··· Material provided

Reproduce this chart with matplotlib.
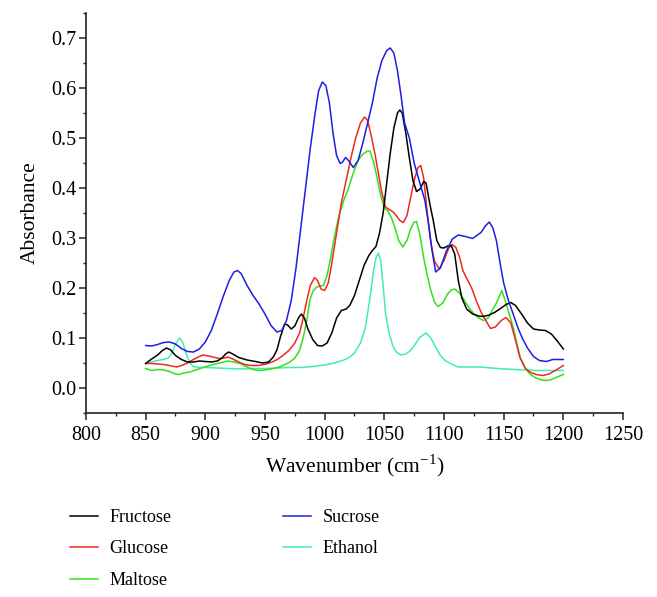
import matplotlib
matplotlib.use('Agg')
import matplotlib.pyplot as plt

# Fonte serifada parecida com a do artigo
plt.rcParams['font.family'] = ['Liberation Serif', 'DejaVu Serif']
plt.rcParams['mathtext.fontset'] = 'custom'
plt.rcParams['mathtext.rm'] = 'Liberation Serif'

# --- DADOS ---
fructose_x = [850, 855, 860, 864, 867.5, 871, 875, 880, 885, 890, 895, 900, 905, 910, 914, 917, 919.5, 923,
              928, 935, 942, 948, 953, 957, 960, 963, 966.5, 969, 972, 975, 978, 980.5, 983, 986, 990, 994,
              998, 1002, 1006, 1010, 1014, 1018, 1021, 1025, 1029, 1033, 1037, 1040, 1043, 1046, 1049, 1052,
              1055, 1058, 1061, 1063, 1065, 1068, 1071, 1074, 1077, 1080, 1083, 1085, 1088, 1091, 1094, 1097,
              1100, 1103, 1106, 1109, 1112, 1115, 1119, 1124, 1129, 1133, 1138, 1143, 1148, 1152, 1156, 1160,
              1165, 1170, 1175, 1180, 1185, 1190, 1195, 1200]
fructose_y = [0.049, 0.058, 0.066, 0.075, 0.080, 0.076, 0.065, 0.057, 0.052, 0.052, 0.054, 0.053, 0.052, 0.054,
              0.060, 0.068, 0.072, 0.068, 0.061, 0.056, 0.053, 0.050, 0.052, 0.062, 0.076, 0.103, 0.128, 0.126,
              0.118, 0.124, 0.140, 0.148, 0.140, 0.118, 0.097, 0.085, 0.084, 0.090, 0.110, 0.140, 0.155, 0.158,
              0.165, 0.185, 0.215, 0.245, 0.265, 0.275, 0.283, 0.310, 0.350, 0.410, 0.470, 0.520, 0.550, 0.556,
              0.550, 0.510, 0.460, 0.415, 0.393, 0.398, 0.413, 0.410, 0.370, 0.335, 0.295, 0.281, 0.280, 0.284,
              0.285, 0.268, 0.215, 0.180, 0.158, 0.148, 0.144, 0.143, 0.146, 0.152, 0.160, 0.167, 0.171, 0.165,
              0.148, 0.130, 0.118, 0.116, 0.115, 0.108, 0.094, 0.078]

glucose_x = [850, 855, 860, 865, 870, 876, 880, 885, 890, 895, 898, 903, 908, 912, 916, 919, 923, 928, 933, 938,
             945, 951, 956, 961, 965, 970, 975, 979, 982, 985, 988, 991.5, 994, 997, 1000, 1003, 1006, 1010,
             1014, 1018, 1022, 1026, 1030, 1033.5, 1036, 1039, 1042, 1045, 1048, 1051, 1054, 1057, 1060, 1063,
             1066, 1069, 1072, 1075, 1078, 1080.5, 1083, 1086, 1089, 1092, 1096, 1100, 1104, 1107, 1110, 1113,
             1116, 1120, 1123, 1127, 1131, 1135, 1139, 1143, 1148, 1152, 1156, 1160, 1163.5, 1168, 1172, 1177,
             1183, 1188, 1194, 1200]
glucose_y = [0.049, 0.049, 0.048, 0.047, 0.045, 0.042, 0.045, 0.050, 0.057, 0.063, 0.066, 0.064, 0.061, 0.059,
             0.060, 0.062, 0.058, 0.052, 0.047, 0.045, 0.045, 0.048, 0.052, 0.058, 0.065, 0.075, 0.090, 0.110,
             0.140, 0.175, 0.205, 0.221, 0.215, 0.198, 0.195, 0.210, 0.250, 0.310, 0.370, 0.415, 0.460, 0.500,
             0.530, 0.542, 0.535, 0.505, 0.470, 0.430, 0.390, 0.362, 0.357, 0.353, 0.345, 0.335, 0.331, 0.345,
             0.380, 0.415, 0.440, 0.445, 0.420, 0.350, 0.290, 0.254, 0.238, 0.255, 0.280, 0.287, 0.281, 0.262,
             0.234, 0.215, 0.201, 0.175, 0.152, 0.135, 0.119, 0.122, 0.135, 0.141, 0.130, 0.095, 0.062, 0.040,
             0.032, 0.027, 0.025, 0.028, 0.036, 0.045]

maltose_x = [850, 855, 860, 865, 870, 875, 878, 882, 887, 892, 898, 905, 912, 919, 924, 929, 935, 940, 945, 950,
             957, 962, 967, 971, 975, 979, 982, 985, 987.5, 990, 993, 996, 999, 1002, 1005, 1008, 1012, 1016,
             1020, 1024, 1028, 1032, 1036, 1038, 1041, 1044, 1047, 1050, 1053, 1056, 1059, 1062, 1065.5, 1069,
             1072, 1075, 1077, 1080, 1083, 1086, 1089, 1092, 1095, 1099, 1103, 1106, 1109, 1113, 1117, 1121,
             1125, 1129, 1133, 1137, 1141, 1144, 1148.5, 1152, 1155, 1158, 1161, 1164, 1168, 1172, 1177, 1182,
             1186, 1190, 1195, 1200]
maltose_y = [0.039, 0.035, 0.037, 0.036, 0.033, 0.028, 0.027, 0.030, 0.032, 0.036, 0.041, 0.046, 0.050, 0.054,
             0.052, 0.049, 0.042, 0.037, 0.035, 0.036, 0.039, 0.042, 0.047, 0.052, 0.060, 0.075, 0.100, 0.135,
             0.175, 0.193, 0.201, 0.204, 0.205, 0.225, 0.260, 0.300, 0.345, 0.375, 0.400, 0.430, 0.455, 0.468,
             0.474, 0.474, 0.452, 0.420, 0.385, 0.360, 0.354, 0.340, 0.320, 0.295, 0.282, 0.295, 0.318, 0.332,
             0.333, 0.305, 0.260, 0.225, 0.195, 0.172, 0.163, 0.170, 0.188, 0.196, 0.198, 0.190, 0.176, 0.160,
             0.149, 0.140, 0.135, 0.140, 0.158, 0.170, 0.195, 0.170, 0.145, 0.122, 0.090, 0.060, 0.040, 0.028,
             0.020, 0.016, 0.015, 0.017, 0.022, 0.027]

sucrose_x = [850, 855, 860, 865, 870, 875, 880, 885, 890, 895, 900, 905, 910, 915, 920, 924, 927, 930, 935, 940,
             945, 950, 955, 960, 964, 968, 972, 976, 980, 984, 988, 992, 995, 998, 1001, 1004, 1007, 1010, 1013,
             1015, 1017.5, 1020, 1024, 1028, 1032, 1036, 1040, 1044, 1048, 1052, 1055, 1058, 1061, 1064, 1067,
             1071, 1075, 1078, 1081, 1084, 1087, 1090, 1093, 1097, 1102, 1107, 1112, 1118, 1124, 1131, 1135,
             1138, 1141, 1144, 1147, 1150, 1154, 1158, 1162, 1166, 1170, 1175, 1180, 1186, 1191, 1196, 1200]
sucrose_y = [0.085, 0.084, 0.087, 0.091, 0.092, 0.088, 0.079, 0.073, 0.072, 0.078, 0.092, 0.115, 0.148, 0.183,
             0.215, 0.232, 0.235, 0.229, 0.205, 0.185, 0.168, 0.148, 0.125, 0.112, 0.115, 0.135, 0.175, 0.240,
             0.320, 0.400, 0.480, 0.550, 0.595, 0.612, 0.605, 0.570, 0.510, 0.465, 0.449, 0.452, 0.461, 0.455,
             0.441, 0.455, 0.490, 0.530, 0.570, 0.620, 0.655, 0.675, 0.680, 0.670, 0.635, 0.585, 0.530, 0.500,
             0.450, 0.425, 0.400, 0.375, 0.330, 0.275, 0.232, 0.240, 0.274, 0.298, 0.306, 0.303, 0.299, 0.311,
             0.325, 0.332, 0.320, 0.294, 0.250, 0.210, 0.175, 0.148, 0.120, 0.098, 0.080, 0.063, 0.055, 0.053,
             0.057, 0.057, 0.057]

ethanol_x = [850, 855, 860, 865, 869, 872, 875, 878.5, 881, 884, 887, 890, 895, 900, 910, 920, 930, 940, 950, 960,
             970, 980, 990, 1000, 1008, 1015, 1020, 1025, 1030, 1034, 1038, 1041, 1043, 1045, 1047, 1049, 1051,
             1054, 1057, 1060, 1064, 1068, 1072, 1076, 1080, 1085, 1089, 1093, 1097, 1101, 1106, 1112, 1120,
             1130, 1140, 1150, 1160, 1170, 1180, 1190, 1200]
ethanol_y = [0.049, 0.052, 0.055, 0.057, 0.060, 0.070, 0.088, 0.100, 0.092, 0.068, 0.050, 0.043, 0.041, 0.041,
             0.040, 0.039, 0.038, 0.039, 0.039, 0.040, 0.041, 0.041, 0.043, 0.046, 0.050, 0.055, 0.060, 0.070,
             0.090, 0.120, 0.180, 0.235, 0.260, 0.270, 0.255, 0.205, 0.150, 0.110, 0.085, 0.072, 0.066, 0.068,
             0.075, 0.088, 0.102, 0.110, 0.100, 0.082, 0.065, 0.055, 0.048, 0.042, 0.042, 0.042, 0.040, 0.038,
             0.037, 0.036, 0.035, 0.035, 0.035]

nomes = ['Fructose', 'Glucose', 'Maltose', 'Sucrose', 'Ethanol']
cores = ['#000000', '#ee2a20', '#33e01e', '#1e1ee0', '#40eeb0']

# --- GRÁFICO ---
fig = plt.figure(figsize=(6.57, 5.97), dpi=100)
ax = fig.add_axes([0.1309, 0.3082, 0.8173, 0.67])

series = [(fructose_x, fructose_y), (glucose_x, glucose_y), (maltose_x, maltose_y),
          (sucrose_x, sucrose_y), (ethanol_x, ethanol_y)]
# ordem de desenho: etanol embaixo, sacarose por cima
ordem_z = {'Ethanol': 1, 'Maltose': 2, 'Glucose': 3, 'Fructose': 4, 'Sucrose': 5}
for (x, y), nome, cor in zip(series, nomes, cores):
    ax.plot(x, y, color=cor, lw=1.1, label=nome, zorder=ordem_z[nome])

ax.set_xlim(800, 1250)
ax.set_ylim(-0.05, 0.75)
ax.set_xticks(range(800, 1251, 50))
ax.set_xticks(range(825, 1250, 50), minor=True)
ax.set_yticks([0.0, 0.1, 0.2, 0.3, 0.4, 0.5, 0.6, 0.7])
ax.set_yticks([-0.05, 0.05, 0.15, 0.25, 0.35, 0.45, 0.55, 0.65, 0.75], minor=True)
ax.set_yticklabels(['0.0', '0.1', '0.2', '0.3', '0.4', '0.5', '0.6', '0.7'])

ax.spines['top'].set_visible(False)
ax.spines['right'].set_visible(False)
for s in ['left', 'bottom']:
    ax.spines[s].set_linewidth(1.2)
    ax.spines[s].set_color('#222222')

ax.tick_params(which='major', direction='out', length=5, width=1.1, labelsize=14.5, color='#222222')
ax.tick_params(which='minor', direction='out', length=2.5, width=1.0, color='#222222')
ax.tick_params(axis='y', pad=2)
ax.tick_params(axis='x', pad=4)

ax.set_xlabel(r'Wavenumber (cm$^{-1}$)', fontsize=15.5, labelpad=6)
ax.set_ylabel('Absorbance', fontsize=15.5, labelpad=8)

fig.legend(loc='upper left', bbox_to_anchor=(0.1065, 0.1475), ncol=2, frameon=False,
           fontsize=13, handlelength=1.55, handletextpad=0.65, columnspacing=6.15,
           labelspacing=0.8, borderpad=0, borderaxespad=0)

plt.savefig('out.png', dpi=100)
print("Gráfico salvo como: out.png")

······

■ **Exercise objective**
Make an exact copy of the lines from the top of the material through the line with "0.148, 0.130, 0.118, 0.116, 0.115, 0.108, 0.094, 0.078]", pictures excluded.

■ **Final answer**
Reproduce this chart with matplotlib.
import matplotlib
matplotlib.use('Agg')
import matplotlib.pyplot as plt

# Fonte serifada parecida com a do artigo
plt.rcParams['font.family'] = ['Liberation Serif', 'DejaVu Serif']
plt.rcParams['mathtext.fontset'] = 'custom'
plt.rcParams['mathtext.rm'] = 'Liberation Serif'

# --- DADOS ---
fructose_x = [850, 855, 860, 864, 867.5, 871, 875, 880, 885, 890, 895, 900, 905, 910, 914, 917, 919.5, 923,
              928, 935, 942, 948, 953, 957, 960, 963, 966.5, 969, 972, 975, 978, 980.5, 983, 986, 990, 994,
              998, 1002, 1006, 1010, 1014, 1018, 1021, 1025, 1029, 1033, 1037, 1040, 1043, 1046, 1049, 1052,
              1055, 1058, 1061, 1063, 1065, 1068, 1071, 1074, 1077, 1080, 1083, 1085, 1088, 1091, 1094, 1097,
              1100, 1103, 1106, 1109, 1112, 1115, 1119, 1124, 1129, 1133, 1138, 1143, 1148, 1152, 1156, 1160,
              1165, 1170, 1175, 1180, 1185, 1190, 1195, 1200]
fructose_y = [0.049, 0.058, 0.066, 0.075, 0.080, 0.076, 0.065, 0.057, 0.052, 0.052, 0.054, 0.053, 0.052, 0.054,
              0.060, 0.068, 0.072, 0.068, 0.061, 0.056, 0.053, 0.050, 0.052, 0.062, 0.076, 0.103, 0.128, 0.126,
              0.118, 0.124, 0.140, 0.148, 0.140, 0.118, 0.097, 0.085, 0.084, 0.090, 0.110, 0.140, 0.155, 0.158,
              0.165, 0.185, 0.215, 0.245, 0.265, 0.275, 0.283, 0.310, 0.350, 0.410, 0.470, 0.520, 0.550, 0.556,
              0.550, 0.510, 0.460, 0.415, 0.393, 0.398, 0.413, 0.410, 0.370, 0.335, 0.295, 0.281, 0.280, 0.284,
              0.285, 0.268, 0.215, 0.180, 0.158, 0.148, 0.144, 0.143, 0.146, 0.152, 0.160, 0.167, 0.171, 0.165,
              0.148, 0.130, 0.118, 0.116, 0.115, 0.108, 0.094, 0.078]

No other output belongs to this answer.